■ WORK TO DO
Please retype the data in full and exactly; the pictures are not part of the copy.

■ DATASET CONTENT
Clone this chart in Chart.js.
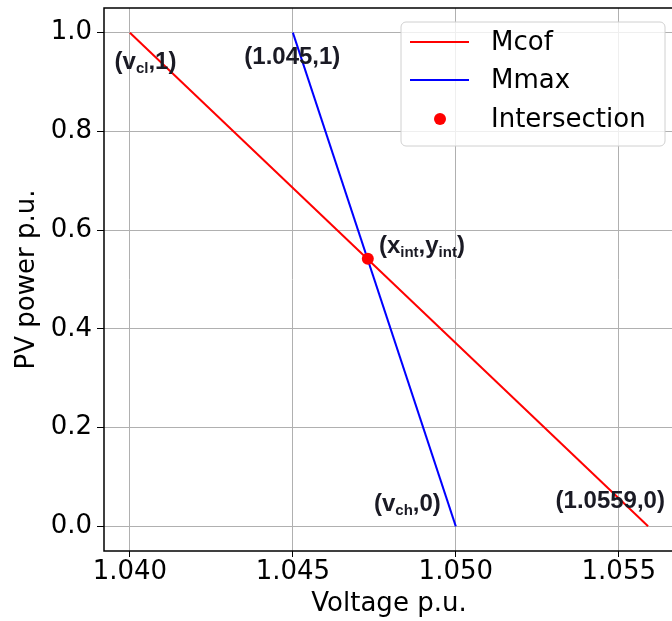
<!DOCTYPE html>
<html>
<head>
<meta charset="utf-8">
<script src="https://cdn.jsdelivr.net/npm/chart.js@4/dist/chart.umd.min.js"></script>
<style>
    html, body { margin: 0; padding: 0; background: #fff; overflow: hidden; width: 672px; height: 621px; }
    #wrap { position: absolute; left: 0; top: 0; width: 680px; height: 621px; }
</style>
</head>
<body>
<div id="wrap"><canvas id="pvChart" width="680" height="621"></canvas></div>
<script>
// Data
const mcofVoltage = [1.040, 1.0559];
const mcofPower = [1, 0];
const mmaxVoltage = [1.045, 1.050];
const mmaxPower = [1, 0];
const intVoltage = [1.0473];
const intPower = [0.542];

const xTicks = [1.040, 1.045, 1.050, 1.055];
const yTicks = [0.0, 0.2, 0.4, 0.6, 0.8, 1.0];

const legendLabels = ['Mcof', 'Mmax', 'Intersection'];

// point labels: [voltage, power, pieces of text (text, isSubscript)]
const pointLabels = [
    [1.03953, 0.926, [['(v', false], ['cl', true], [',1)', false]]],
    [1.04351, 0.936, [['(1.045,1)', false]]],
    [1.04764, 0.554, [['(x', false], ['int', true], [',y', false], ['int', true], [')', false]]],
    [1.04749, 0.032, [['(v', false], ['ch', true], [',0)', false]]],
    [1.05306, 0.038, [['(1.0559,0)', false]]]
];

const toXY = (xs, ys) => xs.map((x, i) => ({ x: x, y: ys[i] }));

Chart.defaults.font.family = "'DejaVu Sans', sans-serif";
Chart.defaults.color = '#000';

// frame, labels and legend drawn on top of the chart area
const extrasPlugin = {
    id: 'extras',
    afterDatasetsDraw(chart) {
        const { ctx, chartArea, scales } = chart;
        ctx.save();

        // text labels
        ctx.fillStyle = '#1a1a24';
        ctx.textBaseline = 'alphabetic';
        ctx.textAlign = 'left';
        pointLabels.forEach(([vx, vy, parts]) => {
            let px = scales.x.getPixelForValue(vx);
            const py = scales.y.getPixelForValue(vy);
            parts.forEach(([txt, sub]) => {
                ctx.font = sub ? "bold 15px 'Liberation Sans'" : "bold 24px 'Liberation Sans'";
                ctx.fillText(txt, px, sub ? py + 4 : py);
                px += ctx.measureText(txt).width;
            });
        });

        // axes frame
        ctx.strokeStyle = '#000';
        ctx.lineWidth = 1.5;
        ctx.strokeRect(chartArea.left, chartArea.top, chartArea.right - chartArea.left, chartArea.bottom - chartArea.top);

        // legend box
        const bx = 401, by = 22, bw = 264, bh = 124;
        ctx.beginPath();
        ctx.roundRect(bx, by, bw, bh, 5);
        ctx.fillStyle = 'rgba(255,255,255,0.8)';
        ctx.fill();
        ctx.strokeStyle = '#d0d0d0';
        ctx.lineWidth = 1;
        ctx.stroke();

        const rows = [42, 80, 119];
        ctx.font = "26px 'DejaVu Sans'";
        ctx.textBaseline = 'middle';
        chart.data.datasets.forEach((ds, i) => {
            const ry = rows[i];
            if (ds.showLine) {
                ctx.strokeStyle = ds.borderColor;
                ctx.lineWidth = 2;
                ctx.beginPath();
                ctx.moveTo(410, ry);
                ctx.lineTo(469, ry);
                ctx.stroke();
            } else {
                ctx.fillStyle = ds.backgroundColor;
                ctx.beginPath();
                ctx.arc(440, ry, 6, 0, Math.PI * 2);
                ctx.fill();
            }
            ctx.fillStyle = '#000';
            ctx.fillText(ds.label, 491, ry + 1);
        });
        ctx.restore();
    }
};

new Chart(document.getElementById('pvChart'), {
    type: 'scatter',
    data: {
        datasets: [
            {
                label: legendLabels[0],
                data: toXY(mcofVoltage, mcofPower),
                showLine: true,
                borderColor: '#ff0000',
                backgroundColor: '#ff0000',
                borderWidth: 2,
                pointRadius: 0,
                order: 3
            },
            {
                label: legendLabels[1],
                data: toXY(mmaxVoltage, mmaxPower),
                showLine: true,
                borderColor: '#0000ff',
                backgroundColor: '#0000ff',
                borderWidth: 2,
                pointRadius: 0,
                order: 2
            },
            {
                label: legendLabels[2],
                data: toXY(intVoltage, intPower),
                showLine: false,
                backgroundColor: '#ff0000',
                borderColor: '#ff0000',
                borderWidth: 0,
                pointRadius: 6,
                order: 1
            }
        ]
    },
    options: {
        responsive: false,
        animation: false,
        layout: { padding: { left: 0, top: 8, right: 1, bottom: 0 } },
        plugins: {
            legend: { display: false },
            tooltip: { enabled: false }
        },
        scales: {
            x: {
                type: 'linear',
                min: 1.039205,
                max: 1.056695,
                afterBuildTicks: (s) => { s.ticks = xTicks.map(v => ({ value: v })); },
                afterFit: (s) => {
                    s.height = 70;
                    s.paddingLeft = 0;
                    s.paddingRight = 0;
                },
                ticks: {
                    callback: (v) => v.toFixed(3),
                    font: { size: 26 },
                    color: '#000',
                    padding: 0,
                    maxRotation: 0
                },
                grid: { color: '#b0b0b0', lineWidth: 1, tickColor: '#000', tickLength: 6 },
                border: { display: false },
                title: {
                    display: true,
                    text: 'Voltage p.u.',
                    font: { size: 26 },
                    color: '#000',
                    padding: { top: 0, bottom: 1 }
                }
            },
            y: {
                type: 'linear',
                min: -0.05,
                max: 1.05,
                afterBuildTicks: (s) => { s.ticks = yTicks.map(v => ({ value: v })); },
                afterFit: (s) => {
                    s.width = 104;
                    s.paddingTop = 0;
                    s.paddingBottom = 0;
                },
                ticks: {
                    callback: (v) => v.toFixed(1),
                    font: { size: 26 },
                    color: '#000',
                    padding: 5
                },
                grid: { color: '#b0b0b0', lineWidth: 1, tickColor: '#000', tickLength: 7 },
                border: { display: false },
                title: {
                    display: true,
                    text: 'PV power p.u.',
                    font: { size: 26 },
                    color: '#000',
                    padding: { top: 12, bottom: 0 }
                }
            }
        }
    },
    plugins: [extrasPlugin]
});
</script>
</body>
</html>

■ SOLUTION TO THIS TASK
Clone this chart in Chart.js.
<!DOCTYPE html>
<html>
<head>
<meta charset="utf-8">
<script src="https://cdn.jsdelivr.net/npm/chart.js@4/dist/chart.umd.min.js"></script>
<style>
    html, body { margin: 0; padding: 0; background: #fff; overflow: hidden; width: 672px; height: 621px; }
    #wrap { position: absolute; left: 0; top: 0; width: 680px; height: 621px; }
</style>
</head>
<body>
<div id="wrap"><canvas id="pvChart" width="680" height="621"></canvas></div>
<script>
// Data
const mcofVoltage = [1.040, 1.0559];
const mcofPower = [1, 0];
const mmaxVoltage = [1.045, 1.050];
const mmaxPower = [1, 0];
const intVoltage = [1.0473];
const intPower = [0.542];

const xTicks = [1.040, 1.045, 1.050, 1.055];
const yTicks = [0.0, 0.2, 0.4, 0.6, 0.8, 1.0];

const legendLabels = ['Mcof', 'Mmax', 'Intersection'];

// point labels: [voltage, power, pieces of text (text, isSubscript)]
const pointLabels = [
    [1.03953, 0.926, [['(v', false], ['cl', true], [',1)', false]]],
    [1.04351, 0.936, [['(1.045,1)', false]]],
    [1.04764, 0.554, [['(x', false], ['int', true], [',y', false], ['int', true], [')', false]]],
    [1.04749, 0.032, [['(v', false], ['ch', true], [',0)', false]]],
    [1.05306, 0.038, [['(1.0559,0)', false]]]
];

const toXY = (xs, ys) => xs.map((x, i) => ({ x: x, y: ys[i] }));

Chart.defaults.font.family = "'DejaVu Sans', sans-serif";
Chart.defaults.color = '#000';

// frame, labels and legend drawn on top of the chart area
const extrasPlugin = {
    id: 'extras',
    afterDatasetsDraw(chart) {
        const { ctx, chartArea, scales } = chart;
        ctx.save();

        // text labels
        ctx.fillStyle = '#1a1a24';
        ctx.textBaseline = 'alphabetic';
        ctx.textAlign = 'left';
        pointLabels.forEach(([vx, vy, parts]) => {
            let px = scales.x.getPixelForValue(vx);
            const py = scales.y.getPixelForValue(vy);
            parts.forEach(([txt, sub]) => {
                ctx.font = sub ? "bold 15px 'Liberation Sans'" : "bold 24px 'Liberation Sans'";
                ctx.fillText(txt, px, sub ? py + 4 : py);
                px += ctx.measureText(txt).width;
            });
        });

        // axes frame
        ctx.strokeStyle = '#000';
        ctx.lineWidth = 1.5;
        ctx.strokeRect(chartArea.left, chartArea.top, chartArea.right - chartArea.left, chartArea.bottom - chartArea.top);

        // legend box
        const bx = 401, by = 22, bw = 264, bh = 124;
        ctx.beginPath();
        ctx.roundRect(bx, by, bw, bh, 5);
        ctx.fillStyle = 'rgba(255,255,255,0.8)';
        ctx.fill();
        ctx.strokeStyle = '#d0d0d0';
        ctx.lineWidth = 1;
        ctx.stroke();

        const rows = [42, 80, 119];
        ctx.font = "26px 'DejaVu Sans'";
        ctx.textBaseline = 'middle';
        chart.data.datasets.forEach((ds, i) => {
            const ry = rows[i];
            if (ds.showLine) {
                ctx.strokeStyle = ds.borderColor;
                ctx.lineWidth = 2;
                ctx.beginPath();
                ctx.moveTo(410, ry);
                ctx.lineTo(469, ry);
                ctx.stroke();
            } else {
                ctx.fillStyle = ds.backgroundColor;
                ctx.beginPath();
                ctx.arc(440, ry, 6, 0, Math.PI * 2);
                ctx.fill();
            }
            ctx.fillStyle = '#000';
            ctx.fillText(ds.label, 491, ry + 1);
        });
        ctx.restore();
    }
};

new Chart(document.getElementById('pvChart'), {
    type: 'scatter',
    data: {
        datasets: [
            {
                label: legendLabels[0],
                data: toXY(mcofVoltage, mcofPower),
                showLine: true,
                borderColor: '#ff0000',
                backgroundColor: '#ff0000',
                borderWidth: 2,
                pointRadius: 0,
                order: 3
            },
            {
                label: legendLabels[1],
                data: toXY(mmaxVoltage, mmaxPower),
                showLine: true,
                borderColor: '#0000ff',
                backgroundColor: '#0000ff',
                borderWidth: 2,
                pointRadius: 0,
                order: 2
            },
            {
                label: legendLabels[2],
                data: toXY(intVoltage, intPower),
                showLine: false,
                backgroundColor: '#ff0000',
                borderColor: '#ff0000',
                borderWidth: 0,
                pointRadius: 6,
                order: 1
            }
        ]
    },
    options: {
        responsive: false,
        animation: false,
        layout: { padding: { left: 0, top: 8, right: 1, bottom: 0 } },
        plugins: {
            legend: { display: false },
            tooltip: { enabled: false }
        },
        scales: {
            x: {
                type: 'linear',
                min: 1.039205,
                max: 1.056695,
                afterBuildTicks: (s) => { s.ticks = xTicks.map(v => ({ value: v })); },
                afterFit: (s) => {
                    s.height = 70;
                    s.paddingLeft = 0;
                    s.paddingRight = 0;
                },
                ticks: {
                    callback: (v) => v.toFixed(3),
                    font: { size: 26 },
                    color: '#000',
                    padding: 0,
                    maxRotation: 0
                },
                grid: { color: '#b0b0b0', lineWidth: 1, tickColor: '#000', tickLength: 6 },
                border: { display: false },
                title: {
                    display: true,
                    text: 'Voltage p.u.',
                    font: { size: 26 },
                    color: '#000',
                    padding: { top: 0, bottom: 1 }
                }
            },
            y: {
                type: 'linear',
                min: -0.05,
                max: 1.05,
                afterBuildTicks: (s) => { s.ticks = yTicks.map(v => ({ value: v })); },
                afterFit: (s) => {
                    s.width = 104;
                    s.paddingTop = 0;
                    s.paddingBottom = 0;
                },
                ticks: {
                    callback: (v) => v.toFixed(1),
                    font: { size: 26 },
                    color: '#000',
                    padding: 5
                },
                grid: { color: '#b0b0b0', lineWidth: 1, tickColor: '#000', tickLength: 7 },
                border: { display: false },
                title: {
                    display: true,
                    text: 'PV power p.u.',
                    font: { size: 26 },
                    color: '#000',
                    padding: { top: 12, bottom: 0 }
                }
            }
        }
    },
    plugins: [extrasPlugin]
});
</script>
</body>
</html>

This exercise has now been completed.